'Studio 60' Gets Bump from DVRs

The initial ratings for NBC's "Studio 60 on the Sunset Strip" often don't look that great. A week later, though, they generally look somewhat better.

The first-year series from "West Wing" creator Aaron Sorkin is the most "time-shifted" series on television this season, according to ratings provider Nielsen. That means a greater percentage of its viewers record the show and watch it later than anything else on the broadcast networks.

At the beginning of 2006, Nielsen started tracking two different ratings systems as a way to measure the impact of digital video recorders. "Live plus same-day" ratings -- the ones reported on Zap2it every morning -- measure the number of people who watch a given show as it airs or within the next few hours. In "Studio 60's" case, that number hovered around 8 million people for much of the fall.

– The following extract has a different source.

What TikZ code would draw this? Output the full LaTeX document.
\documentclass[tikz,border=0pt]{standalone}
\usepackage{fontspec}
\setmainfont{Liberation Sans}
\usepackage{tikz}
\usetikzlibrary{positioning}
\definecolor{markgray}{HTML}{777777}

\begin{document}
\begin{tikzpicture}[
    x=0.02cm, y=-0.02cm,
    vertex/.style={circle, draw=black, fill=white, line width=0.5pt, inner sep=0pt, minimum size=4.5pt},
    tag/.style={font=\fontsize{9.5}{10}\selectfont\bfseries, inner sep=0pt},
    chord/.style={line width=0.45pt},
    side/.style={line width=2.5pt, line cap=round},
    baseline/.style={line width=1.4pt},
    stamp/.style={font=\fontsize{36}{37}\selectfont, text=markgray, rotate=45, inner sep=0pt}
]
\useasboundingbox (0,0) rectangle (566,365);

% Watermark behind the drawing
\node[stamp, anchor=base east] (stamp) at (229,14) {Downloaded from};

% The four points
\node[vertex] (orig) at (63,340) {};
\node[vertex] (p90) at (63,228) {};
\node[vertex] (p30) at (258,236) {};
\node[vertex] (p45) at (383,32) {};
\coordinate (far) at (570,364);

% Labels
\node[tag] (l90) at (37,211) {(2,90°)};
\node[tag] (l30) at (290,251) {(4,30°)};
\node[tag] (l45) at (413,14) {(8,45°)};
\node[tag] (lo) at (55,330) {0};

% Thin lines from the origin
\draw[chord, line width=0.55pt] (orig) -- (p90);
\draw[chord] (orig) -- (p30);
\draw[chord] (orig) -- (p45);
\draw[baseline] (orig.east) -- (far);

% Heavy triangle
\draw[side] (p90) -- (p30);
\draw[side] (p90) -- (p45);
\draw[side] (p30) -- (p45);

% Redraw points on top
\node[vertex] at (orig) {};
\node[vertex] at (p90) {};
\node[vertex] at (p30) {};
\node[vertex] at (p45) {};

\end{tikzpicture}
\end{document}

Nielsen also tracks "live plus seven" ratings, which includes people who watch a recorded copy of a show within the next week. "Studio 60" adds nearly 11 percent to its total audience in those ratings; including reruns, its average is closer to 9 million viewers for the season.

All but one of the top 10 time-shifted shows air on NBC or The CW, suggesting that people may not be breaking their habit of watching higher-rated networks (CBS, ABC) live but are sampling other shows thanks to their DVRs. "Studio 60's" lead-in, "Heroes," already draws a big same-day audience, but it's second in the time-shifted ratings as well, adding 9.1 percent more viewers in the following week.

The rest of the top 10 are "Gilmore Girls," which adds 7.9 percent more viewers; "America's Next Top Model," 7.7 percent; "30 Rock," 7.5 percent; "Friday Night Lights," 7.5 percent; "The Nine," 6.7 percent; "Supernatural," 6.7 percent; and "Kidnapped," "One Tree Hill" and "Smallville," all at 6.6 percent.